Jamais les douleurs de ses enfants ne lui font oublier leurs joies: jamais leurs joies ne lui font oublier leurs douleurs. Elle pense à tout, prévoit tout, et tient lieu d'expérience à l'enfant qui l'écoute, comme elle tient lieu de jeunesse au vieillard qui veut la suivre. Jamais elle ne s'enfle et jamais elle ne se trouble. Elle donne à Dieu l'encens, et aux hommes le pain quotidien.
La conduite de l'Eglise vis-à-vis des morts devrait, ce me semble, inspirer à ceux qui doutent de graves réflexions.
Une mère oublierait son fils plutôt que l'Eglise.
Le dogme du purgatoire est une preuve saisissante de la vérité du catholicisme. La pratique que ce dogme inspire est une autre preuve de la même vérité. La prière pour les âmes du purgatoire est une chose sublime et magnifique, dont l'habitude seule nous empêche de nous étonner.
Cette prière monte au ciel pour des âmes inconnues qui sont dans un état à peu près inconnu, du moins à l'immense majorité de ceux qui prient. L'immense majorité de ceux qui prient n'a qu'une bien faible idée du besoin qu'on a d'elle: et cependant elle prie, car elle connaît l'existence d'un besoin quelconque.
A mesure que l'homme se rapproche de Dieu, la pensée du Purgatoire devient chez lui plus claire et plus présente. Plus l'homme s'approche de Dieu, plus il est uni aux besoins des hommes; plus son regard s'étend, plus son horizon visuel grandit, plus il est associé par celui qui sait tout aux désirs admirables de la miséricorde. Rien de plus faux que les pensées ordinaires des hommes sur le bonheur et le malheur. Peu d'hommes soupçonnent le fond de leur cœur, ils n'ont pas le temps, la vie est si pleine d'affaires !
Un des caractères les plus frappants et les moins remarqués de l'Eglise catholique, est celui-ci: Elle ne perd aucun moment.
Les secrets de l'Eternité lui révèlent l'usage du temps.
Les hommes sont absorbés par le temps et le perdent.

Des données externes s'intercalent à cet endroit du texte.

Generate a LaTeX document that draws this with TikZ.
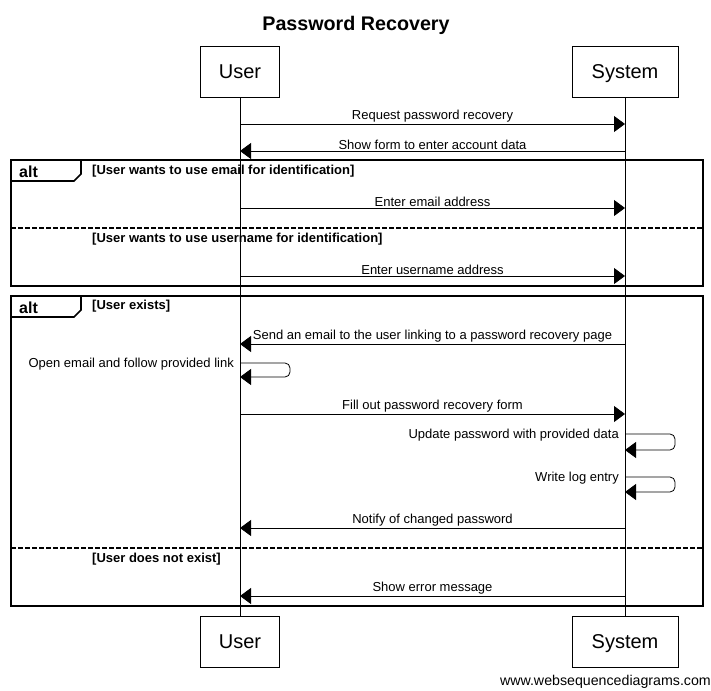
\documentclass[tikz,border=0pt]{standalone}
\usepackage{fontspec}
\setmainfont{Liberation Sans}
\usetikzlibrary{arrows.meta}
\begin{document}
\begin{tikzpicture}[x=1pt,y=-1pt,
  actor/.style={draw,line width=0.8pt,minimum width=#1,minimum height=51pt,inner sep=0pt,text height=14pt,text depth=0pt,font=\fontsize{20}{22}\selectfont},
  msg/.style={line width=0.8pt,-{Triangle[length=11pt,width=16pt]}},
  mlabel/.style={font=\fontsize{13}{15}\selectfont,inner sep=1pt},
  cond/.style={font=\fontsize{13}{15}\selectfont\bfseries,anchor=west,inner sep=0pt},
  alttag/.style={font=\fontsize{16}{18}\selectfont\bfseries,anchor=west,inner sep=0pt},
  frame/.style={line width=1.6pt},
  sep/.style={line width=1.2pt,dash pattern=on 5pt off 2pt},
  life/.style={line width=0.8pt}]
\useasboundingbox (0,0) rectangle (711,690);
\node[font=\fontsize{19.7}{22}\selectfont\bfseries] (title) at (356,25) {Password Recovery};
\node[actor=79pt] (ut) at (240,71.5) {User};
\node[actor=106pt] (st) at (625,71.5) {System};
\node[actor=79pt] (ub) at (240,641.5) {User};
\node[actor=106pt] (sb) at (625,641.5) {System};
\draw[life] (ut.south) -- (ub.north);
\draw[life] (st.south) -- (sb.north);
% message coordinates
\foreach \n/\y in {1/124,2/151,3/208,4/276,5/344,6a/363,6b/377,7/414,8a/434,8b/450,9a/477,9b/492,10/528,11/596}{
  \coordinate (u\n) at (240,\y);
  \coordinate (s\n) at (625,\y);
}
\coordinate (ur6a) at (290,363); \coordinate (ur6b) at (290,377);
\coordinate (sr8a) at (675,434); \coordinate (sr8b) at (675,450);
\coordinate (sr9a) at (675,477); \coordinate (sr9b) at (675,492);
% frames
\draw[frame] (11,160) rectangle (703,286);
\draw[frame] (11,181) -- (74,181) -- (81,174) -- (81,160);
\node[alttag] (alt1) at (19,172) {alt};
\node[cond] (c1) at (92,171) {[User wants to use email for identification]};
\draw[sep] (11,228) -- (703,228);
\node[cond] (c2) at (92,239) {[User wants to use username for identification]};
\draw[frame] (11,296) rectangle (703,606);
\draw[frame] (11,317) -- (74,317) -- (81,310) -- (81,296);
\node[alttag] (alt2) at (19,308) {alt};
\node[cond] (c3) at (92,306) {[User exists]};
\draw[sep] (11,548) -- (703,548);
\node[cond] (c4) at (92,559) {[User does not exist]};
% messages
\draw[msg] (u1) -- node[mlabel,above] {Request password recovery} (s1);
\draw[msg] (s2) -- node[mlabel,above] {Show form to enter account data} (u2);
\draw[msg] (u3) -- node[mlabel,above] {Enter email address} (s3);
\draw[msg] (u4) -- node[mlabel,above] {Enter username address} (s4);
\draw[msg] (s5) -- node[mlabel,above] {Send an email to the user linking to a password recovery page} (u5);
\draw[msg,rounded corners=5pt] (u6a) -- (ur6a) -- (ur6b) -- (u6b);
\node[mlabel,anchor=east] (l6) at (235,364) {Open email and follow provided link};
\draw[msg] (u7) -- node[mlabel,above] {Fill out password recovery form} (s7);
\draw[msg,rounded corners=5pt] (s8a) -- (sr8a) -- (sr8b) -- (s8b);
\node[mlabel,anchor=east] (l8) at (620,435) {Update password with provided data};
\draw[msg,rounded corners=5pt] (s9a) -- (sr9a) -- (sr9b) -- (s9b);
\node[mlabel,anchor=east] (l9) at (620,478) {Write log entry};
\draw[msg] (s10) -- node[mlabel,above] {Notify of changed password} (u10);
\draw[msg] (s11) -- node[mlabel,above] {Show error message} (u11);
\node[font=\fontsize{14.2}{16}\selectfont,anchor=east,inner sep=0pt] (wsd) at (711,682) {www.websequencediagrams.com};
\end{tikzpicture}
\end{document}
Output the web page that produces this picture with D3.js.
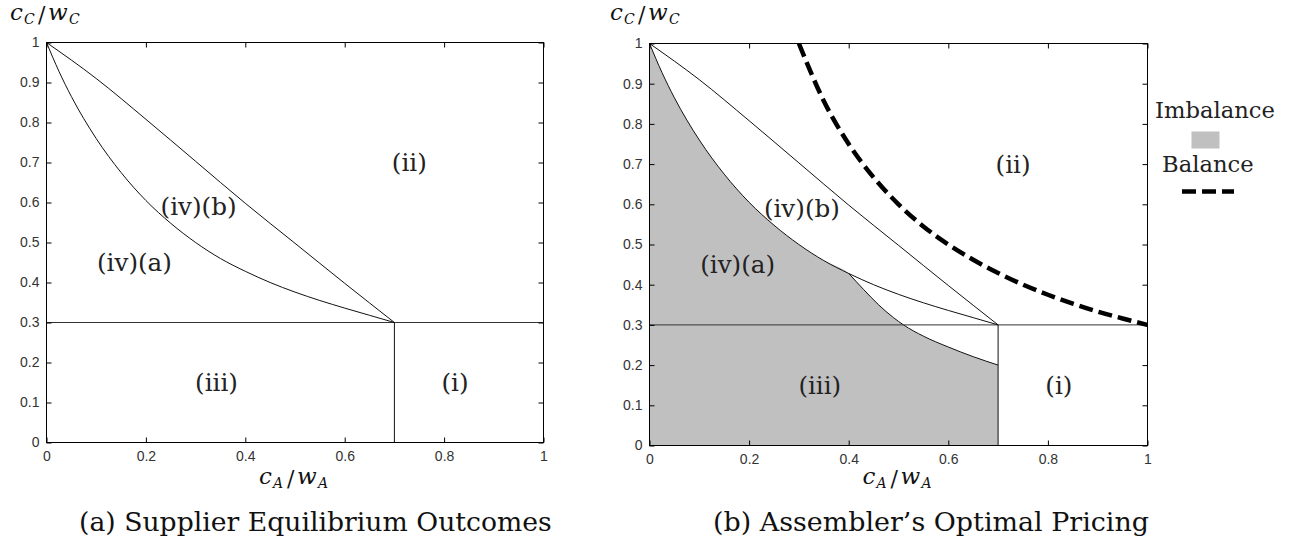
<!DOCTYPE html>
<html lang="en">
<head>
<meta charset="UTF-8">
<title>Supplier equilibrium and assembler pricing</title>
<style>
  body { margin: 0; background: #fff; }
  svg { display: block; }
  .tick line { stroke: #000; }
</style>
</head>
<body>
<div id="chart"></div>
<script src="https://d3js.org/d3.v7.min.js"></script>
<script>
// ---- data ----
var xTicks = [0, 0.2, 0.4, 0.6, 0.8, 1];
var xTickLabels = ["0", "0.2", "0.4", "0.6", "0.8", "1"];
var yTicks = [0, 0.1, 0.2, 0.3, 0.4, 0.5, 0.6, 0.7, 0.8, 0.9, 1];
var yTickLabels = ["0", "0.1", "0.2", "0.3", "0.4", "0.5", "0.6", "0.7", "0.8", "0.9", "1"];

// boundary between (iv)(b) and (ii)
var upperX = [0, 0.1, 0.2, 0.3, 0.4, 0.5, 0.6, 0.7];
var upperY = [1, 0.91, 0.808, 0.703, 0.598, 0.498, 0.398, 0.3];

// boundary between (iv)(a) and (iv)(b)
var lowerX = [0, 0.025, 0.05, 0.1, 0.15, 0.2, 0.25, 0.3, 0.35, 0.4, 0.45, 0.5, 0.55, 0.6, 0.65, 0.7];
var lowerY = [1, 0.928, 0.865, 0.76, 0.675, 0.605, 0.548, 0.5, 0.46, 0.428, 0.4, 0.376, 0.355, 0.336, 0.318, 0.3];

// lower edge of the imbalance region (panel b) after the kink
var grayX = [0.4, 0.43, 0.46, 0.49, 0.51, 0.55, 0.6, 0.65, 0.7];
var grayY = [0.428, 0.388, 0.35, 0.318, 0.3, 0.272, 0.245, 0.221, 0.2];

// balance curve (panel b)
var balX = [0.3, 0.35, 0.4, 0.45, 0.5, 0.55, 0.6, 0.65, 0.7, 0.75, 0.8, 0.85, 0.9, 0.95, 1];
var balY = [1, 0.857, 0.75, 0.667, 0.6, 0.545, 0.5, 0.462, 0.429, 0.4, 0.375, 0.353, 0.333, 0.316, 0.3];

// thresholds
var cA = 0.7, cC = 0.3;

// region labels
var regionNames = ["(ii)", "(iv)(b)", "(iv)(a)", "(iii)", "(i)"];
var regionX = [0.73, 0.306, 0.177, 0.342, 0.822];
var regionY = [0.70, 0.59, 0.45, 0.15, 0.15];

var titles = ["(a) Supplier Equilibrium Outcomes", "(b) Assembler\u2019s Optimal Pricing"];

var width = 1297, height = 550;
var serif = "'DejaVu Serif', 'Liberation Serif', serif";

var svg = d3.select("#chart").append("svg")
  .attr("width", width)
  .attr("height", height);

function zip(xs, ys) { return xs.map(function (v, i) { return [v, ys[i]]; }); }

// fit a text's font size so that it spans w pixels
function fit(t, w) {
  var fs = parseFloat(t.attr("font-size"));
  var cur = t.node().getComputedTextLength();
  t.attr("font-size", (fs * w / cur).toFixed(2));
  return fs * w / cur;
}

// c_X / w_X label, glyph offsets
function ratioLabel(left, base, sub) {
  var t = svg.append("text").attr("font-family", serif).attr("fill", "#111");
  t.append("tspan").attr("x", left + 2).attr("y", base).attr("font-size", 23).attr("font-style", "italic").text("c");
  t.append("tspan").attr("x", left + 16).attr("y", base + 4).attr("font-size", 14).attr("font-style", "italic").text(sub);
  t.append("tspan").attr("x", left + 30).attr("y", base + 2).attr("font-size", 22).text("/");
  t.append("tspan").attr("x", left + 40).attr("y", base).attr("font-size", 23).attr("font-style", "italic").text("w");
  t.append("tspan").attr("x", left + 61).attr("y", base + 4).attr("font-size", 14).attr("font-style", "italic").text(sub);
}

function styleTicks(a) {
  a.select(".domain").remove();
  a.selectAll("text")
    .style("font-family", "'Liberation Sans', Arial, sans-serif")
    .style("font-size", "14px")
    .style("fill", "#333");
}

function drawPanel(p) {
  var x = d3.scaleLinear().domain([0, 1]).range([p.left, p.right]);
  var y = d3.scaleLinear().domain([0, 1]).range([p.bottom, p.top]);
  var g = svg.append("g");

  var line = d3.line()
    .x(function (d) { return x(d[0]); })
    .y(function (d) { return y(d[1]); })
    .curve(d3.curveMonotoneX);

  if (p.shaded) {
    var edge = zip(lowerX, lowerY).filter(function (d) { return d[0] < grayX[0]; })
      .concat(zip(grayX, grayY));
    g.append("path")
      .datum(edge)
      .attr("fill", "#c0c0c0")
      .attr("d", d3.area()
        .x(function (d) { return x(d[0]); })
        .y0(y(0))
        .y1(function (d) { return y(d[1]); })
        .curve(d3.curveMonotoneX));
    g.append("path").datum(zip(grayX, grayY))
      .attr("fill", "none").attr("stroke", "#111").attr("stroke-width", 1).attr("d", line);
  }

  // threshold lines
  g.append("line")
    .attr("x1", x(0)).attr("x2", x(1)).attr("y1", y(cC)).attr("y2", y(cC))
    .attr("stroke", "#333").attr("stroke-width", 1);
  g.append("line")
    .attr("x1", x(cA)).attr("x2", x(cA)).attr("y1", y(0)).attr("y2", y(cC))
    .attr("stroke", "#111").attr("stroke-width", 1);

  g.append("path").datum(zip(upperX, upperY))
    .attr("fill", "none").attr("stroke", "#111").attr("stroke-width", 1).attr("d", line);
  g.append("path").datum(zip(lowerX, lowerY))
    .attr("fill", "none").attr("stroke", "#111").attr("stroke-width", 1).attr("d", line);

  if (p.shaded) {
    g.append("path").datum(zip(balX, balY))
      .attr("fill", "none").attr("stroke", "#000").attr("stroke-width", 4.5)
      .attr("stroke-dasharray", "14,6").attr("d", line);
  }

  // axes: ticks inside on all four sides
  g.append("g").attr("transform", "translate(0," + p.bottom + ")")
    .call(d3.axisBottom(x).tickValues(xTicks).tickFormat(function (d, i) { return xTickLabels[i]; })
      .tickSizeInner(-5).tickSizeOuter(0).tickPadding(9))
    .call(styleTicks);
  g.append("g").attr("transform", "translate(0," + p.top + ")")
    .call(d3.axisTop(x).tickValues(xTicks).tickFormat("").tickSizeInner(-5).tickSizeOuter(0))
    .call(styleTicks);
  g.append("g").attr("transform", "translate(" + p.left + ",0)")
    .call(d3.axisLeft(y).tickValues(yTicks).tickFormat(function (d, i) { return yTickLabels[i]; })
      .tickSizeInner(-5).tickSizeOuter(0).tickPadding(7))
    .call(styleTicks);
  g.append("g").attr("transform", "translate(" + p.right + ",0)")
    .call(d3.axisRight(y).tickValues(yTicks).tickFormat("").tickSizeInner(-5).tickSizeOuter(0))
    .call(styleTicks);

  g.append("rect")
    .attr("x", p.left).attr("y", p.top)
    .attr("width", p.right - p.left).attr("height", p.bottom - p.top)
    .attr("fill", "none").attr("stroke", "#000").attr("stroke-width", 1);

  // region labels
  var labels = g.selectAll(".region")
    .data(regionNames)
    .enter().append("text")
    .attr("class", "region")
    .attr("font-family", serif)
    .attr("font-size", 22)
    .attr("fill", "#222")
    .attr("text-anchor", "middle")
    .attr("dy", "0.35em")
    .attr("x", function (d, i) { return x(regionX[i]); })
    .attr("y", function (d, i) { return y(regionY[i]); })
    .text(function (d) { return d; });
  var fs = fit(labels.filter(function (d) { return d === "(iv)(b)"; }), 76);
  labels.attr("font-size", fs.toFixed(2));

  ratioLabel(p.yLabelLeft, 20, "C");
  ratioLabel((p.left + p.right) / 2 - 38, 484, "A");

  var tt = svg.append("text")
    .attr("font-family", serif).attr("font-size", 24).attr("fill", "#111")
    .attr("x", p.titleLeft).attr("y", 531)
    .text(p.title);
  fit(tt, p.titleWidth);
}

drawPanel({ left: 46.5, right: 543.5, top: 42.5, bottom: 442.5, shaded: false,
  yLabelLeft: 8, title: titles[0], titleLeft: 79, titleWidth: 473 });
drawPanel({ left: 649.5, right: 1147.5, top: 43.5, bottom: 445.5, shaded: true,
  yLabelLeft: 608, title: titles[1], titleLeft: 713, titleWidth: 436 });

// legend
var legend = svg.append("g");
var imb = legend.append("text").attr("font-family", serif).attr("font-size", 20).attr("fill", "#222")
  .attr("x", 1155).attr("y", 110).attr("dy", "0.35em").text("Imbalance");
var lfs = fit(imb, 120);
legend.append("rect").attr("x", 1191.5).attr("y", 131.5).attr("width", 28).attr("height", 17)
  .attr("fill", "#c0c0c0");
legend.append("text").attr("font-family", serif).attr("font-size", lfs.toFixed(2)).attr("fill", "#222")
  .attr("x", 1162).attr("y", 164).attr("dy", "0.35em").text("Balance");
legend.append("line").attr("x1", 1182).attr("x2", 1234).attr("y1", 191.5).attr("y2", 191.5)
  .attr("stroke", "#000").attr("stroke-width", 4.5).attr("stroke-dasharray", "14,6");
</script>
</body>
</html>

L'Eglise le domine et l'emploie.
Elle l'emploie parce qu'elle le domine. Elle pense au ciel, elle s'associe au grand Sanctus, et elle a, pour soulager les maux de la terre, des inventions divines, étonnantes et maternelles, qui saisissent ses ennemis, et l'indifférence même est forcée d'admirer.
Et pendant qu'elle vaque aux choses du ciel et de la terre, elle pense incessamment aux âmes du Purgatoire. Elle leur donne un des douze mois de son année.
Elle fait tout cela avec amour, et tout cela avec ordre.
Elle fait tout cela en chantant.
Elle chante l'Alléluia, elle chante le Credo, elle chante aussi le De profundis. 
Belles et saintes fêtes, vécues au rythme du chant de l’Eglise et du Cœur de sa Sainte Mère.